« T’oublies pas mon rendez-vous au Planning familial, hein ? », s’assure Léna (le prénom a été changé), 13 ans, la tête dans l’entrebâillement de la porte, avant de lancer un bisou dans la direction de son éducatrice spécialisée, Emilie (qui a requis l’anonymat), 36 ans. Il est 9 heures du matin, et les affaires de l’adolescente, regroupées dans des sacs dépareillés, ont trouvé une place dans un coin du bureau de l’Association d’animation, de prévention et d’insertion (AAPI), à Tourcoing (Nord). Remplis à ras bord, ces sacs racontent, sans bruit, le départ de Léna d’une énième famille d’accueil. Ballottée entre les maisons d’enfants à caractère social et les hôtels sociaux des Hauts-de-France et de Belgique, depuis la mort de sa mère et la mesure d’éloignement visant son père, la jeune fille associe désormais le cadre familial à un théâtre d’abus et de contraintes.

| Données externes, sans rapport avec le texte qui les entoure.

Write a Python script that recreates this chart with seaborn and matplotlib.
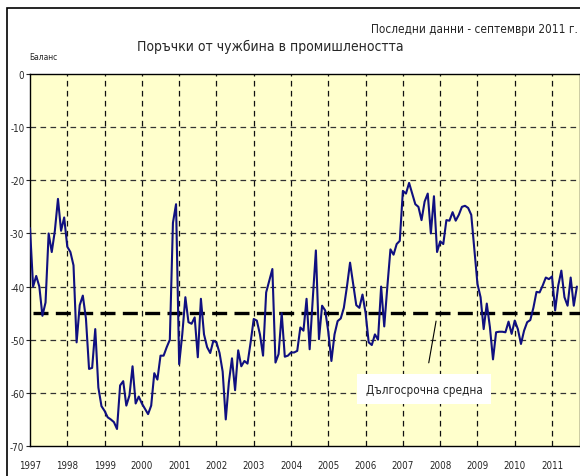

Depuis que Léna a 11 ans, Emilie l’accompagne ainsi sur les chemins accidentés de l’Aide sociale à l’enfance (ASE). Une nouvelle fugue signalée par une famille d’accueil ? Elle écoute le mal-être que Léna y ressentait. Des problèmes de comportement rapportés par un foyer ? Elle durcit le ton mais garde la tête froide. On lui évoque l’errance de Léna dans les rues de Roubaix, en présence d’hommes plus âgés, faisant parfois craindre le pire ? Elle accueille sa parole sans ciller. « C’est la seule adulte en qui je peux avoir confiance, je peux tout lui dire, même mes conneries. Elle voit tout sur [l’application] Snap[chat] », débite l’adolescente, sourire aux lèvres malgré les circonstances.
Où dormira-t-elle ce soir ? En apparence, cette question ne semble plus l’effrayer. Avec son éducatrice, en cet après-midi du mois de mai, elles composeront quelques numéros, taperont aux portes des hôtels sociaux et des foyers. « Un soir, à 3 heures du matin, alors qu’on n’avait pas trouvé de solution d’hébergement, elle m’a demandé de l’adopter. C’était dur mais, désormais, elle connaît les limites », confie Emilie.
Sa raison d’être professionnelle est partagée par les vingt autres éducateurs de l’AAPI, structure propre à Tourcoing financée par le département du Nord pour ses missions de protection de l’enfance depuis 1991. Soit incarner pour les jeunes en décrochage une figure stable et digne de confiance, et tenter de diminuer leur méfiance envers le monde des adultes, qu’ils réduisent spontanément aux juges, forces de l’ordre, professeurs et membres de leur famille, souvent dysfonctionnelle. « Quand tous les liens sont rompus, il reste les éducateurs, derniers interlocuteurs tolérés par les jeunes », assure Nabyl Karimi, 50 ans, éducateur au sein de l’AAPI depuis 2004.